As for Roma, what can I say? Sometimes the critical consensus is right in line with mine. There are all sorts of criteria for judging the “best” movie. Maybe it’s the one that had the biggest emotional impact on you personally, or the nuts-and-bolts filmmaking prowess on display is especially impressive, or if this represents a major artistic leap for the director, or it captures the socio-political zeitgeist of its time, or provides a revealing snapshot of where the film industry is and where it’s going. And lucky us: Roma hits every single one of those. It’s pure cinema, a deeply personal vision carried out with the kind of scale, artistic freedom, and budget that are only afforded to a filmmaker just coming off an historic Oscar win for a box office smash hit.

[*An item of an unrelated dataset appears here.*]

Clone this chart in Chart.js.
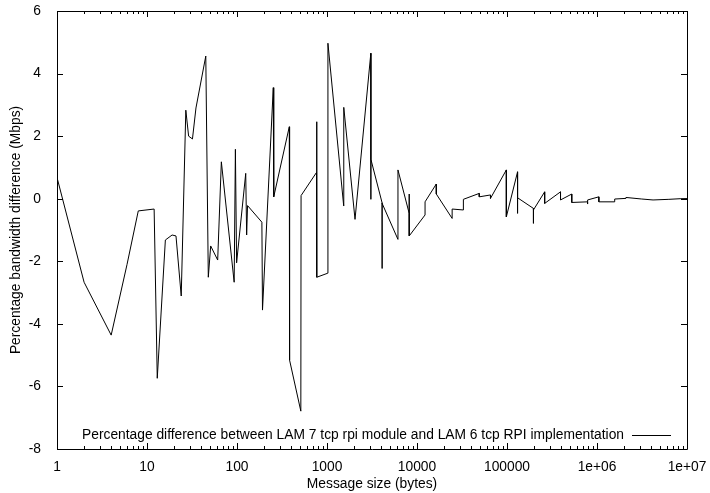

Cuarón did not squander his rare opportunity, and while there’s a lot to criticize Netflix for, it is to their enormous credit that they bet big on this and were willing to hold it up as a possible bright future for streaming services, and what they can provide to filmmakers frustrated by the studio “gatekeepers” of theatrical distribution (whether or not it will pan out that way, long-term, is… debatable).
As for real-world impact, it’s already striking a chord beyond just cinephiles and Oscar voters — its reach is empowering working-class people, too.
Terence: That’s one thing that’s great about film: its ability to reach in a way that other art forms can’t.
I think we will look back on 2018 very favorably, or at least I will. There was such variety in the types of movies that were really good and many movies pushing the industry into a more interesting place. Every year when I do my final 10, I try and gauge how good the year was by how fun it is to make the 10. I agonized over several films but once I decided, I looked at the list and thought “this was a great set of films that would make a killer film festival.”